For you though there seems to be other reasons and that is 100% okay. Hugs for everyone!
True, true, I feel the same way about something like Mountain Dew.
Interestingly, Kauffman helped me mature my beer tastes by exposing me to Fat Tire on tap 15 some odd years ago. Back then, craft beers were few and far between (at least at the local grocer) and New Belgium were just beginning their expansion East (it hadn't yet made it to St. Louis, I believe). Fat Tire was a bit of a revelation for someone who had never drank anything other than mass-produced American piss (i.e., your favorite American Lager from Coors, A/B or Miller).
They removed Fat Tire on tap about a year before I left and it doesn't seem like they have improved much. I still do enjoy some New Belgium, but Leiny's are pretty terrible as a whole (except for Summer Shandy when it is 90+ degrees out). Shame.
I would guess part of it is Boulevard is just so dominant as a craft beer in this market, its seen as "Kansas City's beer" and while I love Boulevard, it has come at the price of crowding out any other would-be craft beers in the area.
Matilda is solid (no DT by any means but still good) and as mentioned I am a huge fan of Sophie, but the rest of their selection falls way short.
I assume the naming rights came with some sort of monopoly that prohibits good beer from entering the building (though that doesn't explain the presence of Leinenkugel's).
Not Flynn, but SF is a great beer town.

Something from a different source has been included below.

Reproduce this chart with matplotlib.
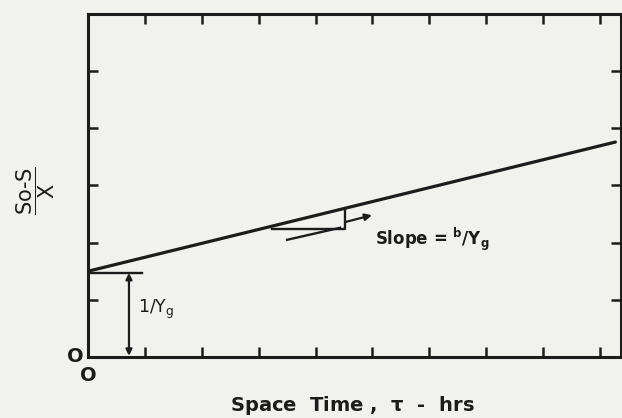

Other than Anchor
the lakefront brewery is all hype.
sprecher is a long-time Wisconsin brewery with a devoted following. they do not distribute beyond Milwaukee or if they do it's a rare place. you can order their sodas on-line. the root beer and ginger ale are tremendous.
new glarus makes many fine beers according to the aficionados but the belle cow (ha, ha) is spotted cow
I do not drink beer. but I follow such things being in Wisconsin. that and the mrs drinks beer so I have to stay up to speed on such things
if you are going to Milwaukee what you need to do, and I mean you 'need' to do this, is the sprecher beer tasting at the brewery.